There’s a lot more to this story, and you could spend a lifetime talking about it.  The point for our purposes today is this.  The Pharisees and Sadducees – the religious establishment – are insisting that they know how God works in this world: in certain ways which they have long since identified, which they alone can provide knowledge of and access to; and which they therefore control.  Jesus is saying, That’s a lie, and you don’t know what you’re talking about.  In fact, worse: you are preventing people from seeing the love of God that is alive around them, and inviting them to join in, all the time.  And within the metaphor of the sheepfold, he calls them thieves, and bandits.

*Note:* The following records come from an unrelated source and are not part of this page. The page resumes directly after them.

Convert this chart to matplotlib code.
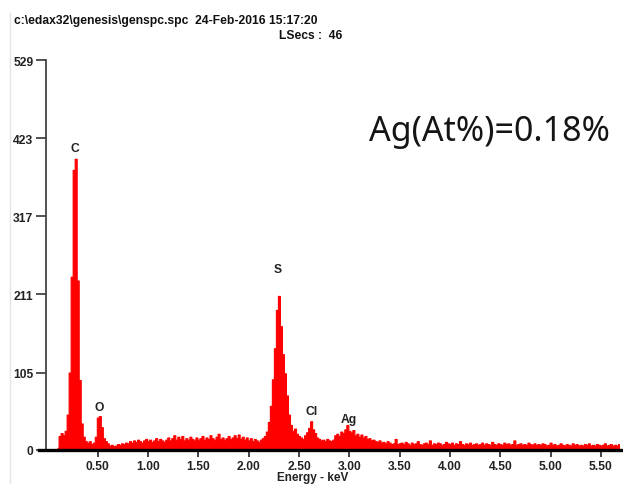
import numpy as np
import matplotlib
matplotlib.use('Agg')
from matplotlib import pyplot as plt
from matplotlib.lines import Line2D

# EDS spectrum, channel width 0.02 keV, first channel at 0.10 keV
ch_start = 0.10
ch_width = 0.02

# counts, region by region
counts_c_o = [3, 19, 23, 20, 26, 48, 105, 235, 380, 395,
              230, 95, 36, 18, 12, 10, 12, 8, 10, 18,
              44, 46, 31, 16, 12, 9, 6, 7, 5, 6]                # 0.10 - 0.68
counts_bg1 = [8, 7, 9, 8, 10, 9, 12, 10, 13, 11,
              14, 12, 10, 13, 15, 12, 14, 11, 13, 16,
              12, 15, 13, 11, 14, 17, 13, 16, 20, 14,
              18, 15, 19, 13, 16, 14, 18, 15, 13, 17,
              14, 16, 19, 14, 17, 15, 20, 16, 14, 18,
              22, 15, 17, 14, 16, 19, 15, 17, 20, 16,
              21, 15, 18, 14, 17, 13, 16, 12, 15, 13,
              11, 14, 16, 19]                                      # 0.70 - 2.16
counts_s = [25, 38, 60, 96, 138, 190, 209, 168, 130, 104,
            74, 48, 34, 26, 29, 22, 19, 17, 15]                   # 2.18 - 2.54
counts_cl = [20, 24, 30, 39, 28, 23, 17, 15, 13, 14,
             12, 15, 13, 12, 14]                                  # 2.56 - 2.84
counts_ag = [20, 22, 19, 25, 23, 28, 34, 26, 24, 27,
             20, 22, 18, 21, 17, 19, 15, 16, 13, 14,
             12, 11, 13, 10, 11, 9, 12, 10, 8, 9,
             15, 8]                                               # 2.86 - 3.48
counts_tail = [9, 10, 8, 11, 9, 7, 10, 8, 9, 12,
               8, 7, 9, 10, 8, 13, 7, 9, 8, 10,
               9, 7, 8, 11, 9, 8, 10, 7, 9, 8,
               12, 8, 7, 9, 8, 10, 7, 8, 9, 7,
               8, 10, 7, 9, 8, 7, 11, 8, 7, 9,
               8, 7, 10, 8, 9, 7, 8, 13, 7, 8,
               9, 7, 8, 7, 10, 8, 7, 9, 7, 8,
               7, 9, 8, 6, 7, 10, 7, 8, 6, 7,
               9, 7, 6, 8, 7, 6, 9, 7, 8, 6,
               7, 6, 8, 7, 9, 6, 7, 6, 8, 7,
               6, 7, 9, 6, 7, 8, 6, 7, 6, 8]                     # 3.50 - 5.68

y_ticks = [0, 105, 211, 317, 423, 529]
x_ticks = [0.50, 1.00, 1.50, 2.00, 2.50, 3.00, 3.50, 4.00, 4.50, 5.00, 5.50]

peak_names = ['C', 'O', 'S', 'Cl', 'Ag']
peak_energy = [0.27, 0.51, 2.29, 2.63, 2.99]
peak_label_y = [410, 58, 246, 53, 42]

header1 = 'c:\\edax32\\genesis\\genspc.spc  24-Feb-2016 15:17:20'
header2 = 'LSecs :  46'
note = 'Ag(At%)=0.18%'

counts = np.array(counts_c_o + counts_bg1 + counts_s + counts_cl + counts_ag + counts_tail)
energy = ch_start + ch_width * np.arange(len(counts))

W, H = 623, 485
fig = plt.figure(figsize=(W / 100, H / 100), dpi=100)
fig.patch.set_facecolor('white')
ax = fig.add_axes([46 / W, 1 - 451 / H, (621 - 46) / W, (451 - 61) / H])

ax.fill_between(energy, counts, step='mid', facecolor='#ff0000', edgecolor='#ff0000', lw=0.8)

ax.set_xlim(-0.015, 5.70)
ax.set_ylim(0, 529)

for s in ['top', 'right', 'bottom']:
    ax.spines[s].set_visible(False)
ax.spines['left'].set_color('#444444')
ax.spines['left'].set_linewidth(1.3)

# thick base line, stretching left past the y axis like the 0 tick
ax.plot([-0.085, 5.70], [0, 0], color='black', lw=2.4, clip_on=False, zorder=5)

tick_font = dict(family=['Liberation Sans', 'DejaVu Sans'], weight='bold', size=8.7)
ax.set_yticks(y_ticks)
ax.set_yticklabels([str(v) for v in y_ticks], **tick_font)
ax.set_xticks(x_ticks)
ax.set_xticklabels(['%.2f' % v for v in x_ticks], **tick_font)
ax.tick_params(axis='y', direction='out', length=7, width=1.3, color='#444444', pad=2, labelcolor='#222222')
ax.tick_params(axis='x', direction='out', length=5, width=1.2, color='#222222', pad=2.5, labelcolor='#222222')

# axis title sits right at the bottom edge
fig.text(313 / W, 0.5 / H, 'Energy - keV', ha='center', va='bottom', color='#222222',
         family=['Liberation Sans', 'DejaVu Sans'], weight='bold', size=8.5)

for name, e, y in zip(peak_names, peak_energy, peak_label_y):
    ax.text(e, y, name, ha='center', va='center', color='#222222', **tick_font)

fig.text(14 / W, 1 - 21 / H, header1, ha='left', va='center', color='#111111', **tick_font)
fig.text(342 / W, 1 - 36 / H, header2, ha='right', va='center', color='#111111', **tick_font)

fig.text(369 / W, 1 - 132 / H, note, ha='left', va='center', color='#151515',
         family=['Noto Sans', 'DejaVu Sans'], size=24.5)

# faint frame line of the original screenshot
fig.add_artist(Line2D([10 / W, 10 / W], [0, 1 - 14 / H], transform=fig.transFigure,
                      color='#e4e4e4', lw=1))

fig.savefig('out.png', dpi=100)
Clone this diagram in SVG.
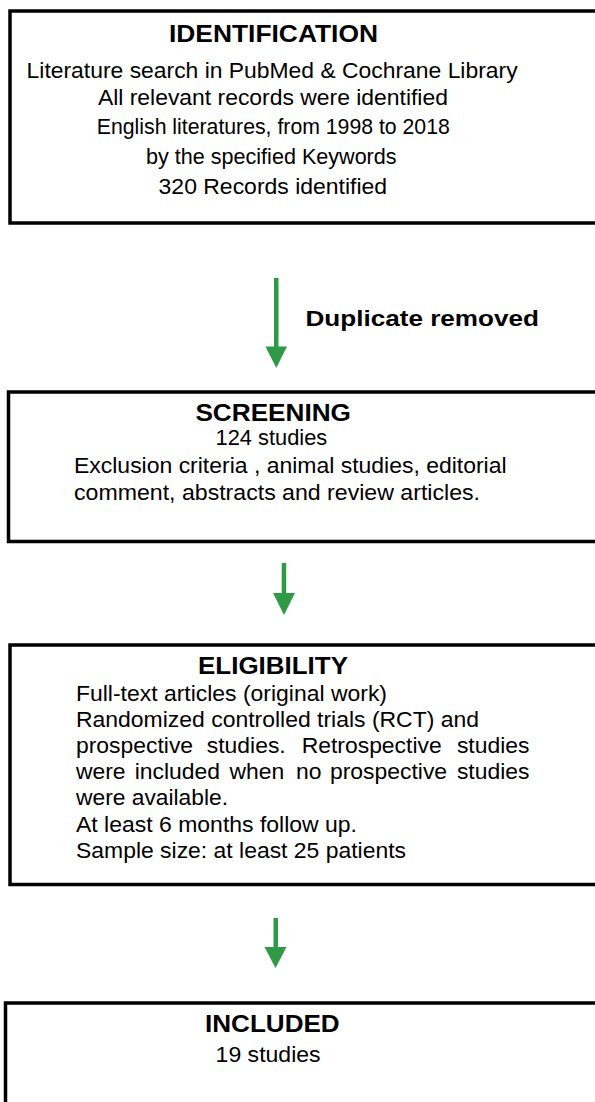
<svg xmlns="http://www.w3.org/2000/svg" width="595" height="1102" viewBox="0 0 595 1102">
<style>
.box{fill:#ffffff;stroke:#000000;stroke-width:3.5}
.t{font-family:"Liberation Sans",Arial,sans-serif;fill:#000000}
.h{font-size:24.5px;font-weight:bold}
.b{font-size:21.5px}
.arr{fill:#2f9a46}
</style>
<rect width="595" height="1102" fill="#ffffff"/>
<g id="identification">
<rect class="box" x="10" y="11" width="600" height="212"/>
<text class="t h" x="169" y="42" textLength="209" lengthAdjust="spacingAndGlyphs">IDENTIFICATION</text>
<text class="t b" x="26.6" y="78" textLength="491" lengthAdjust="spacingAndGlyphs">Literature search in PubMed &amp; Cochrane Library</text>
<text class="t b" x="97.9" y="105" textLength="350" lengthAdjust="spacingAndGlyphs">All relevant records were identified</text>
<text class="t b" x="96.8" y="134" textLength="353" lengthAdjust="spacingAndGlyphs">English literatures, from 1998 to 2018</text>
<text class="t b" x="146" y="164" textLength="250.6" lengthAdjust="spacingAndGlyphs">by the specified Keywords</text>
<text class="t b" x="158.6" y="194" textLength="228.5" lengthAdjust="spacingAndGlyphs">320 Records identified</text>
</g>
<g id="screening">
<rect class="box" x="8.5" y="392" width="600" height="149.5"/>
<text class="t h" x="195.4" y="421" textLength="155.6" lengthAdjust="spacingAndGlyphs">SCREENING</text>
<text class="t b" x="215.6" y="445" textLength="111.6" lengthAdjust="spacingAndGlyphs">124 studies</text>
<text class="t b" x="74" y="473" textLength="432.6" lengthAdjust="spacingAndGlyphs">Exclusion criteria , animal studies, editorial</text>
<text class="t b" x="74" y="500" textLength="406" lengthAdjust="spacingAndGlyphs">comment, abstracts and review articles.</text>
</g>
<g id="eligibility">
<rect class="box" x="10" y="645" width="600" height="239.5"/>
<text class="t h" x="198" y="674" textLength="150" lengthAdjust="spacingAndGlyphs">ELIGIBILITY</text>
<text class="t b" x="76" y="701" textLength="311" lengthAdjust="spacingAndGlyphs">Full-text articles (original work)</text>
<text class="t b" x="76" y="727" textLength="403" lengthAdjust="spacingAndGlyphs">Randomized controlled trials (RCT) and</text>
<text class="t b" y="753"><tspan x="76" textLength="117.1" lengthAdjust="spacingAndGlyphs">prospective</tspan> <tspan x="206.8" textLength="78.9" lengthAdjust="spacingAndGlyphs">studies.</tspan> <tspan x="301.7" textLength="140" lengthAdjust="spacingAndGlyphs">Retrospective</tspan> <tspan x="456.9" textLength="72.5" lengthAdjust="spacingAndGlyphs">studies</tspan></text>
<text class="t b" y="779"><tspan x="76" textLength="49.6" lengthAdjust="spacingAndGlyphs">were</tspan> <tspan x="134.7" textLength="85.3" lengthAdjust="spacingAndGlyphs">included</tspan> <tspan x="229.6" textLength="54.7" lengthAdjust="spacingAndGlyphs">when</tspan> <tspan x="296" textLength="25.5" lengthAdjust="spacingAndGlyphs">no</tspan> <tspan x="330" textLength="117.1" lengthAdjust="spacingAndGlyphs">prospective</tspan> <tspan x="456.9" textLength="72.5" lengthAdjust="spacingAndGlyphs">studies</tspan></text>
<text class="t b" x="76" y="805" textLength="152" lengthAdjust="spacingAndGlyphs">were available.</text>
<text class="t b" x="76" y="832" textLength="281" lengthAdjust="spacingAndGlyphs">At least 6 months follow up.</text>
<text class="t b" x="76" y="858" textLength="330" lengthAdjust="spacingAndGlyphs">Sample size: at least 25 patients</text>
</g>
<g id="included">
<rect class="box" x="5.5" y="1003" width="600" height="110"/>
<text class="t h" x="205" y="1032" textLength="134.7" lengthAdjust="spacingAndGlyphs">INCLUDED</text>
<text class="t b" x="215.6" y="1062" textLength="105" lengthAdjust="spacingAndGlyphs">19 studies</text>
</g>
<g id="connectors">
<rect class="arr" x="274" y="278" width="4.5" height="69"/>
<polygon class="arr" points="265.5,346.5 287,346.5 276.3,368"/>
<text class="t" x="305.5" y="326" font-size="22.5" font-weight="bold" textLength="233.5" lengthAdjust="spacingAndGlyphs">Duplicate removed</text>
<rect class="arr" x="281.7" y="563" width="4.5" height="31"/>
<polygon class="arr" points="273,593 295,593 284,615"/>
<rect class="arr" x="273.5" y="918" width="4.5" height="30"/>
<polygon class="arr" points="264.5,947 286.5,947 275.5,968"/>
</g>
</svg>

And here’s where, in chapter 10 verse 9 Jesus uses another image to help us understand who he is, and what he’s doing: he talks about the gate of the sheepfold, and tells them, “I am the gate.”  And then he says what that means: “Whoever enters by me will be saved, and will come in and go out and find pasture.”

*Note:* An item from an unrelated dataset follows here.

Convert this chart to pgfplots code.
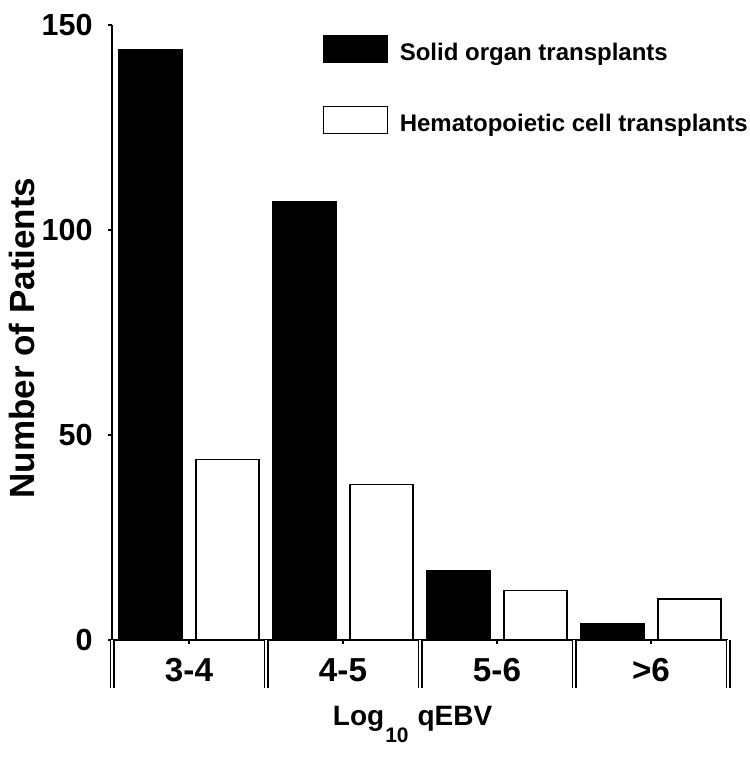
\documentclass[border=0pt]{standalone}
\usepackage{pgfplots}
\pgfplotsset{compat=1.18}
\usepackage{fontspec}
\setmainfont{Liberation Sans}
\newlength\pxu
\setlength\pxu{0.4pt}

\begin{document}
\bfseries
\begin{tikzpicture}
% picture frame in reference pixels, axis origin at (112,640)
\useasboundingbox (-112\pxu,-118\pxu) rectangle (638\pxu,640\pxu);
\begin{axis}[
    at={(0,0)}, anchor=south west,
    scale only axis,
    width=616\pxu, height=615\pxu,
    xmin=-0.5, xmax=3.5,
    ymin=0, ymax=150,
    axis x line*=bottom,
    axis y line*=left,
    axis line style={line width=1.2\pxu},
    tick align=outside,
    ytick={0,50,100,150},
    xtick={0,1,2,3},
    xticklabels={3-4,4-5,5-6,{>6}},
    major tick length=4\pxu,
    tick style={black, line width=1.2\pxu},
    extra x ticks={-0.5,0.5,1.5,2.5,3.5},
    extra x tick labels={},
    extra x tick style={major tick length=48\pxu,
        tick style={black, double, double distance=2.6\pxu, line width=1.2\pxu}},
    /pgf/number format/assume math mode=true,
    yticklabel style={font=\fontsize{12.2pt}{14pt}\selectfont\bfseries, inner sep=0pt, anchor=east, xshift=-15\pxu},
    xticklabel style={font=\fontsize{13.3pt}{16pt}\selectfont\bfseries, inner sep=0pt, anchor=base, yshift=-37\pxu},
    ylabel={Number of Patients},
    ylabel style={font=\fontsize{14pt}{16pt}\selectfont\bfseries, inner sep=0pt,
        at={(axis description cs:-0.126,0.491)}, anchor=base},
    xlabel={Log\hspace{1\pxu}\raisebox{-0.62em}{\fontsize{8.4pt}{10pt}\selectfont 10}\hspace{9\pxu}qEBV},
    xlabel style={font=\fontsize{11.2pt}{13pt}\selectfont\bfseries, inner sep=0pt,
        at={(axis description cs:0.488,0)}, anchor=base, yshift=-85\pxu},
    legend style={draw=none, fill=none, at={(axis description cs:0.341,0.985)}, anchor=north west,
        inner sep=0pt, row sep=42\pxu, font=\fontsize{9.6pt}{11pt}\selectfont\bfseries,
        nodes={inner sep=0pt},
        /tikz/every odd column/.style={column sep=12\pxu}},
    legend cell align=left,
]
% Solid organ transplants
\addplot[ybar, bar width=0.41, bar shift=-0.25, fill=black, draw=black, line width=1.2\pxu,
    legend image code/.code={\draw[fill=black, draw=black, line width=1.2\pxu] (0pt,-9\pxu) rectangle (64\pxu,18\pxu);}]
    coordinates {(0,144) (1,107) (2,17) (3,4)};
% Hematopoietic cell transplants
\addplot[ybar, bar width=0.41, bar shift=0.25, fill=white, draw=black, line width=1.2\pxu,
    legend image code/.code={\draw[fill=white, draw=black, line width=1.2\pxu] (0pt,-9\pxu) rectangle (64\pxu,18\pxu);}]
    coordinates {(0,44) (1,38) (2,12) (3,10)};
\legend{Solid organ transplants, Hematopoietic cell transplants}
\end{axis}
\end{tikzpicture}
\end{document}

“I am the gate.”  It’s one of the great “I am” statements that Jesus makes in this gospel: I am the good shepherd; I am the light of the world; I am the way, the truth, and the life; I am the gate.  These metaphors all represent a means to an end: whenever Jesus points to himself, he is pointing through himself to God.

But there’s a unique beauty to this one: in the way that it’s about this life, our lives.  “I am the gate; whoever enters through me will be saved.”  “Saved” does not mean “admitted to heaven when you die.” “Saved” means fulfilled; redeemed; “saved” is the coming-to-be of who we really are.  “Whoever enters through me will come in and go out and find pasture.” “Come in”: to the place we know is home: where we know we are loved for who we are; where we are safe; where there’s trust, and communion, and rest.  “Whoever enters through me…will go out and find pasture”: this is our life, every day: we go out into the richness of creation. Pasture is what grazing animals eat, it’s what gives them sustenance.  “Pasture” isn’t a big empty field: it’s what is in that field.  Pasture is the nourishment, not just for our bodies, but our souls, that God gives us: that God is giving us, all the time.

            This is Jesus, the gate: through whom we wake up; through whom we open our eyes; through whom we go out and find pasture; through whom we come in, and are home.  “I came that they may have life, and have it abundantly.”  Thanks be to God.